Hal ini menegaskan bahwa KKN sebagai pengabdian kepada masyarakat ternyata menampakan mahasiswa mampu untuk memecahkan masalah yang dihadapi masyarakat dan menanggulanginya secara pragmatis, prinsipnya kebermanfaatan ini pada akhirnya dirasakan masyarakat kampung saya bahkan telah hampir memasuki kedua. Dalam konteks keagamaan, mereka pun telah menancapkan amal jariyah.

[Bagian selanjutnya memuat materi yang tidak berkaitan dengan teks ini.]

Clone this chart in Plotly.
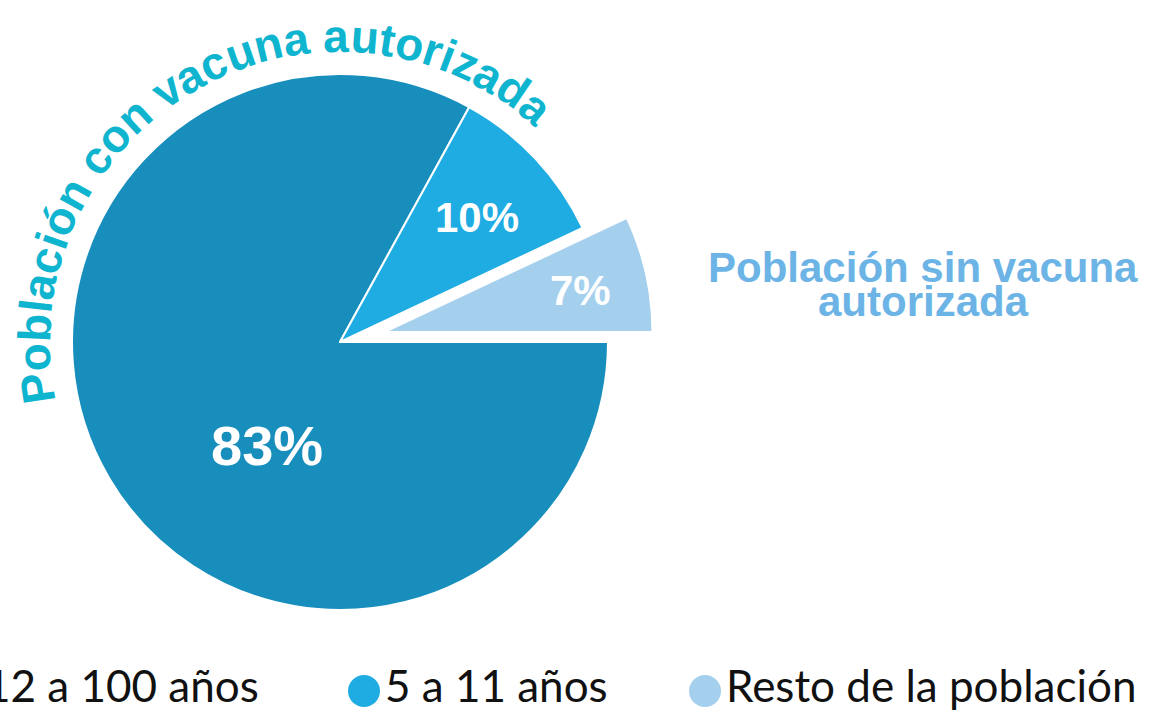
import math
import plotly.graph_objects as go

# ---------------- data ----------------
categories = ["12 a 100 años", "5 a 11 años", "Resto de la población"]
values = [83, 10, 7]
arc_title = "Población con vacuna autorizada"
side_title_lines = ["Población sin vacuna", "autorizada"]

# ---------------- style / layout ----------------
colors = ["#188ebd", "#1face3", "#a4d0ee"]
pulls = [0, 0, 0.17]
label_sizes = [56, 42, 42]
label_pos = [(267, 445), (477, 217), (580, 290)]   # px positions of slice labels
TEAL = "#0fb5cf"
SIDE = "#6cb4e6"
FIG_W, FIG_H = 1154, 713
CX, CY, R = 340, 342, 268          # pie centre / radius in px
BOLD_FONT = "Liberation Sans, Arial, sans-serif"
LEG_FONT = "Lato, sans-serif"

# pie domain so that plotly's radius (box / (2 + 2*maxPull)) equals R
half = R * (1 + max(pulls))
dom_x = [(CX - half) / FIG_W, (CX + half) / FIG_W]
dom_y = [1 - (CY + half) / FIG_H, 1 - (CY - half) / FIG_H]

fig = go.Figure()

fig.add_trace(go.Pie(
    labels=categories,
    values=values,
    sort=False,
    direction="clockwise",
    rotation=90,
    pull=pulls,
    marker=dict(colors=colors, line=dict(color="white", width=2)),
    textinfo="none",
    domain=dict(x=dom_x, y=dom_y),
    showlegend=False,
    hoverinfo="label+percent",
))

# ---------------- custom legend (big circles) ----------------
LEG_X = [-36, 364, 705]
LEG_Y = 691
fig.add_trace(go.Scatter(
    x=LEG_X,
    y=[LEG_Y] * len(categories),
    mode="markers+text",
    text=categories,
    textposition="middle right",
    textfont=dict(family=LEG_FONT, size=44, color="#111111"),
    marker=dict(size=32, color=colors, line=dict(width=0)),
    cliponaxis=True,
    showlegend=False,
    hoverinfo="skip",
    xaxis="x", yaxis="y",
))

annotations = []

# ---------------- slice percentage labels ----------------
total = sum(values)
for v, (lx, ly), fs in zip(values, label_pos, label_sizes):
    annotations.append(dict(
        x=lx, y=ly, xref="x", yref="y", text=f"{round(v / total * 100)}%",
        showarrow=False, xanchor="center", yanchor="middle",
        font=dict(family=BOLD_FONT, size=fs, color="white", weight="bold"),
    ))

# ---------------- curved title along the pie ----------------
# Arial/Liberation Sans Bold advance widths (1/1000 em)
ADV = {'P': 667, 'o': 611, 'b': 611, 'l': 278, 'a': 556, 'c': 556, 'i': 278,
       'ó': 611, 'n': 611, ' ': 278, 'v': 556, 'u': 611, 't': 333, 'r': 389,
       'z': 500, 'd': 611, 's': 556}
ARC_F = 46
R_BASE = 290
R_MID = R_BASE + 0.35 * ARC_F
THETA0 = math.radians(191.7)

pos = 0.0
for ch in arc_title:
    w = ADV.get(ch, 556) / 1000 * ARC_F
    if ch != " ":
        th = THETA0 - (pos + w / 2) / R_BASE
        x = CX + R_MID * math.cos(th)
        y = CY - R_MID * math.sin(th)
        annotations.append(dict(
            x=x, y=y, xref="x", yref="y", text=ch, showarrow=False,
            xanchor="center", yanchor="middle",
            textangle=90 - math.degrees(th),
            font=dict(family=BOLD_FONT, size=ARC_F, color=TEAL, weight="bold"),
        ))
    pos += w

# ---------------- side title ----------------
SIDE_X = 923
SIDE_Y = [267, 301]
for line, yy in zip(side_title_lines, SIDE_Y):
    annotations.append(dict(
        x=SIDE_X, y=yy, xref="x", yref="y", text=line, showarrow=False,
        xanchor="center", yanchor="middle",
        font=dict(family=BOLD_FONT, size=42, color=SIDE, weight="bold"),
    ))

fig.update_layout(
    width=FIG_W, height=FIG_H,
    margin=dict(l=0, r=0, t=0, b=0),
    paper_bgcolor="white", plot_bgcolor="rgba(0,0,0,0)",
    xaxis=dict(range=[0, FIG_W], visible=False, fixedrange=True, domain=[0, 1]),
    yaxis=dict(range=[FIG_H, 0], visible=False, fixedrange=True, domain=[0, 1]),
    annotations=annotations,
    showlegend=False,
    hovermode="closest",
)

fig.write_html(
    "out.html",
    config={"displayModeBar": False},
    post_script="document.body.style.margin='0';document.body.style.overflow='hidden';",
)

Namun, sayang, di kampung saya KKN selanjut-selanjutnya tidak lagi ada yang dapat dikatakan mampu untuk menjawab definisi yang dimaksud, misalnya KKN sebagai pendidikan yang mengharuskan mahasiswa diperkenalkan secara langsung dengan masyarakat dan permasalahannya serta dengan cara kerja antar sektor atau interdisipliner ternyata tidak menemui konklusinya secara ultimate.
Pelaksanaan KKN hanya berkisar pada pengajaran anak SD dan SMP saja. Tanpa bermaksud mendeskreditkan, seorang mahasiswa teknik misalnya ketika pelaksanaan KKN mengajar anak SD di bidang mata Pelajaran Pendidikan Kewarganegaraan, padahal jika ditengok lebih dalam permasalahan desa tersebut tentunya pasti memiliki permasalahan terkait yang berkorelasi dengan bidang mahasiswa teknik tersebut.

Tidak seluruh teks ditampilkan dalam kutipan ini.